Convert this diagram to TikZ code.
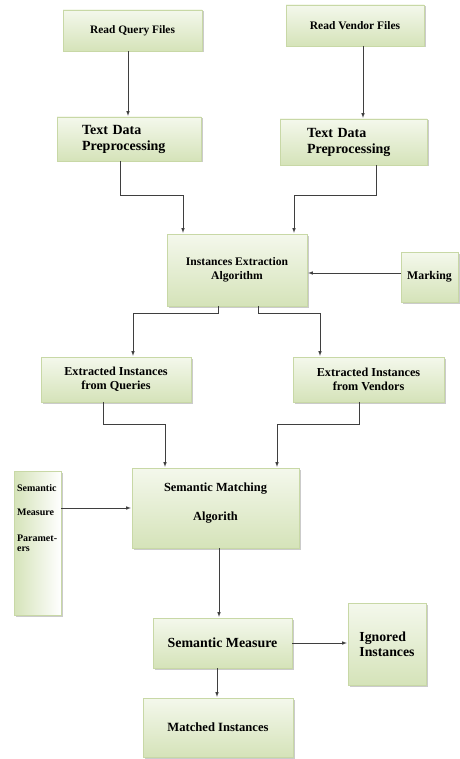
\documentclass[tikz,border=0pt]{standalone}
\usepackage{fontspec}
\setmainfont{Liberation Serif}
\usepackage{tikz}
\usetikzlibrary{shadows,arrows}

\definecolor{boxgreen}{HTML}{D5E3B9}
\definecolor{boxtop}{HTML}{F4F8EC}
\definecolor{boxline}{HTML}{C8D8A6}
\definecolor{wire}{HTML}{3F3F3F}

\begin{document}
\begin{tikzpicture}[x=1pt, y=-1pt, line width=0.6pt,
  box/.style={draw=boxline, line width=0.4pt, top color=boxtop, bottom color=boxgreen,
    drop shadow={shadow xshift=1.5pt, shadow yshift=-1.5pt, fill=black!45, opacity=0.45},
    inner sep=0pt, align=center},
  wire/.style={draw=wire, -latex, shorten >=1pt}]
\path[use as bounding box] (0,0) rectangle (459,759);

% top row
\node[box, minimum width=139pt, minimum height=41pt, font=\bfseries\fontsize{11.4}{14}\selectfont] (rq) at (132.5,30.5) {Read Query Files};
\node[box, minimum width=138pt, minimum height=41pt, font=\bfseries\fontsize{11.5}{14}\selectfont] (rv) at (355,25.5) {Read Vendor Files};

\node[box, align=left, text width=94pt, minimum width=144pt, minimum height=44pt, font=\bfseries\fontsize{14}{16}\selectfont] (tpl) at (129,139) {Text Data\\Preprocessing};
\node[box, align=left, text width=93pt, minimum width=147pt, minimum height=46pt, font=\bfseries\fontsize{14}{16}\selectfont] (tpr) at (353.5,142) {Text Data\\Preprocessing};

\draw[wire] ([xshift=-4.5pt]rq.south) -- ([xshift=-4.5pt]rq.south |- tpl.north);
\draw[wire] ([xshift=8pt]rv.south) -- ([xshift=8pt]rv.south |- tpr.north);

% extraction
\node[box, minimum width=140pt, minimum height=72pt, font=\bfseries\fontsize{11.6}{14}\selectfont] (iea) at (237,270) {Instances Extraction\\Algorithm};
\node[box, minimum width=57pt, minimum height=50pt, font=\bfseries\fontsize{11.8}{14}\selectfont] (mark) at (429.5,277) {Marking};

\draw[wire] ([xshift=-9pt]tpl.south) -- ++(0,34) -| ([xshift=-54pt]iea.north);
\draw[wire] ([xshift=22.5pt]tpr.south) -- ++(0,30) -| ([xshift=57pt]iea.north);
\draw[wire] ([yshift=4pt]mark.west) -- ([yshift=4pt]mark.west -| iea.east);

\node[box, minimum width=150pt, minimum height=45pt, font=\bfseries\fontsize{12.2}{14}\selectfont] (eiq) at (116,379.5) {Extracted Instances\\from Queries};
\node[box, minimum width=151pt, minimum height=45pt, font=\bfseries\fontsize{12.2}{14}\selectfont] (eiv) at (368.5,379.5) {Extracted Instances\\from Vendors};

\draw[wire] ([xshift=-19pt]iea.south) -- ++(0,7) -| ([xshift=17pt]eiq.north);
\draw[wire] ([xshift=21pt]iea.south) -- ++(0,7) -| ([xshift=-48.5pt]eiv.north);

% matching
\node[box, minimum width=167pt, minimum height=80pt, font=\bfseries\fontsize{12.4}{14}\selectfont] (sma) at (215.5,508) {\raisebox{1.5pt}[0pt][0pt]{\begin{tabular}{@{}c@{}}Semantic Matching\\[15pt]Algorith\end{tabular}}};
\node[box, left color=boxgreen, right color=white, minimum width=47pt, minimum height=144pt] (smp) at (37.5,543) {};
\node[anchor=north west, align=left, inner sep=0pt, font=\bfseries\fontsize{10}{10}\selectfont] (smptext) at ([shift={(3pt,-13pt)}]smp.north west) {Semantic\\[14pt]Measure\\[16pt]Paramet-\\ers};

\draw[wire] ([xshift=-13pt]eiq.south) -- ++(0,22) -| ([xshift=-50.5pt]sma.north);
\draw[wire] ([xshift=-9.5pt]eiv.south) -- ++(0,22) -| ([xshift=61.5pt]sma.north);
\draw[wire] (smp.east |- sma.west) -- (sma.west);

% results
\node[box, minimum width=139pt, minimum height=50pt, font=\bfseries\fontsize{13.9}{16}\selectfont] (sm) at (222.5,643) {Semantic Measure};
\node[box, align=left, minimum width=78pt, minimum height=82pt, font=\bfseries\fontsize{13.8}{15}\selectfont] (ign) at (387,644) {Ignored\\Instances};
\node[box, minimum width=150pt, minimum height=59pt, font=\bfseries\fontsize{12.6}{14}\selectfont] (mi) at (218,727.5) {Matched Instances};

\draw[wire] ([xshift=3.5pt]sma.south) -- ([xshift=3.5pt]sma.south |- sm.north);
\draw[wire] (sm.east) -- (sm.east -| ign.west);
\draw[wire] ([xshift=-5.5pt]sm.south) -- ([xshift=-5.5pt]sm.south |- mi.north);
\end{tikzpicture}
\end{document}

- **REQUIREMENT**
Pictures excluded, repeat exactly the lines from the top of the material through the line with "(0,0) rectangle (459,759);", including both of those lines.

- **IN RESPONSE**
Convert this diagram to TikZ code.
\documentclass[tikz,border=0pt]{standalone}
\usepackage{fontspec}
\setmainfont{Liberation Serif}
\usepackage{tikz}
\usetikzlibrary{shadows,arrows}

\definecolor{boxgreen}{HTML}{D5E3B9}
\definecolor{boxtop}{HTML}{F4F8EC}
\definecolor{boxline}{HTML}{C8D8A6}
\definecolor{wire}{HTML}{3F3F3F}

\begin{document}
\begin{tikzpicture}[x=1pt, y=-1pt, line width=0.6pt,
  box/.style={draw=boxline, line width=0.4pt, top color=boxtop, bottom color=boxgreen,
    drop shadow={shadow xshift=1.5pt, shadow yshift=-1.5pt, fill=black!45, opacity=0.45},
    inner sep=0pt, align=center},
  wire/.style={draw=wire, -latex, shorten >=1pt}]
\path[use as bounding box] (0,0) rectangle (459,759);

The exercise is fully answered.